Personally, this is the one method discussed here that I don’t personally waste my time on, but I wanted to mention it for those who may find it beneficial (I’m looking at you, crunchy fish skin lovers).
While filleting bluegill is a little more time-consuming, and requires a little more finesse, it’s my preferred way to prepare them. With a little practice, you’ll be able to filet bream almost as quickly as you can scale and dress them, and you won’t have to worry about getting a fish bone caught in your throat.
Fileting bluegill isn’t difficult, but you’ll need a couple of tools to make the job go smoothly: a sharp fillet knife and a good cutting board.
It’s much easier to show someone how to fillet a fish than it is to describe in an article, so we’ve included an excellent video below from the Kentucky Department of Fish and Wildlife Resources.
But to summarize, after gutting the fish, you make a cut behind the pectoral fin until you hit the spine at the top, and the opening where you gutted the fish at the bottom. Then turn your blade toward the back of the fish, and run it down the spine at the top, and through the middle of the belly on the bottom. When you get to the tail, stop just short of removing the whole side of the fish.
Flip the half over the tail, then proceed to run your knife blade right along the skin of the fish, removing all the meat. Once you’ve removed the skin, you still have one step left. The rib bones are still in the fillet at this point, so you want to carefully cut them out, minimizing the amount of meat that comes out with them.

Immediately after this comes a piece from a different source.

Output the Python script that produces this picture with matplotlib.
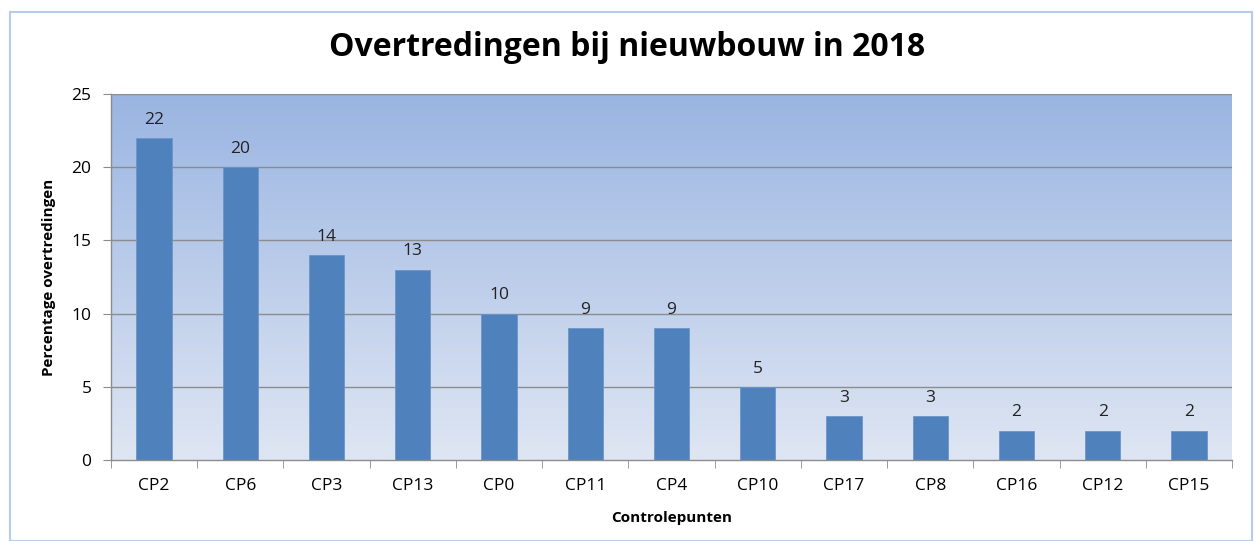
import matplotlib
matplotlib.use("Agg")
import matplotlib.pyplot as plt
import numpy as np
from matplotlib.patches import Rectangle

categories = ["CP2", "CP6", "CP3", "CP13", "CP0", "CP11", "CP4", "CP10", "CP17", "CP8", "CP16", "CP12", "CP15"]
values = [22, 20, 14, 13, 10, 9, 9, 5, 3, 3, 2, 2, 2]
yticks = [0, 5, 10, 15, 20, 25]

plt.rcParams['font.family'] = ['Open Sans', 'DejaVu Sans']

fig = plt.figure(figsize=(12.54, 5.41), dpi=100)
fig.patch.set_facecolor('white')
fig.patches.append(Rectangle((10/1254, 0), 1 - 12/1254, 1 - 12/541, transform=fig.transFigure,
                             fill=False, edgecolor='#B7CBEA', linewidth=1.5))

ax = fig.add_axes([111/1254, 1 - 460/541, (1232 - 111)/1254, (460 - 94)/541])
x = np.arange(len(categories))
ax.set_xlim(-0.5, len(categories) - 0.5)
ax.set_ylim(0, 25)

# gradient background
top = np.array([0x9A, 0xB5, 0xE2]) / 255
bot = np.array([0xDF, 0xE6, 0xF3]) / 255
t = np.linspace(0, 1, 256)[:, None]
grad = (top * (1 - t) + bot * t)[:, None, :]
grad = np.repeat(grad, 2, axis=1)
ax.imshow(grad, extent=[-0.5, len(categories) - 0.5, 0, 25], aspect='auto', zorder=0, origin='upper')

for yv in yticks[1:]:
    ax.axhline(yv, color='#8C8C8C', linewidth=1.0, zorder=1)

bars = ax.bar(x, values, width=0.41, color='#4F81BD', zorder=2, edgecolor='#6C95C8', linewidth=0.6)
for xi, v in zip(x, values):
    ax.text(xi, v + 0.7, str(v), ha='center', va='bottom', fontsize=12.5, color='#222222')

ax.set_yticks(yticks)
ax.set_yticklabels([str(v) for v in yticks], fontsize=12.5)
ax.set_xticks(x)
ax.set_xticklabels(categories, fontsize=12.5)
ax.set_xticks(np.arange(-0.5, len(categories)), minor=True)
ax.tick_params(axis='x', which='major', length=0, pad=13)
ax.tick_params(axis='x', which='minor', length=6, color='#8C8C8C', direction='out')
ax.tick_params(axis='y', length=6, color='#8C8C8C', pad=8)

for s in ['top', 'right']:
    ax.spines[s].set_visible(False)
for s in ['left', 'bottom']:
    ax.spines[s].set_color('#8C8C8C')
    ax.spines[s].set_linewidth(1.0)

ax.set_xlabel("Controlepunten", fontsize=11, fontweight='bold', labelpad=12)
ax.set_ylabel("Percentage overtredingen", fontsize=11, fontweight='bold', labelpad=11)

fig.text(0.5, 1 - 48/541, "Overtredingen bij nieuwbouw in 2018", ha='center', va='center',
         fontsize=23, fontweight='bold')

fig.savefig("out.png", dpi=100)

Once the ribs are out, you should have a nice boneless bluegill fillet ready for some breading and the frying pan!
Bluegill are plentiful, fun to catch, and delicious to eat. So don’t let the thought of a little fish cleaning keep you from taking advantage of the opportunity to host a fish fry for family or friends. There are a few great ways to quickly and efficiently process the fish, and whichever method you choose, the result will be mouth-watering fried bluegill.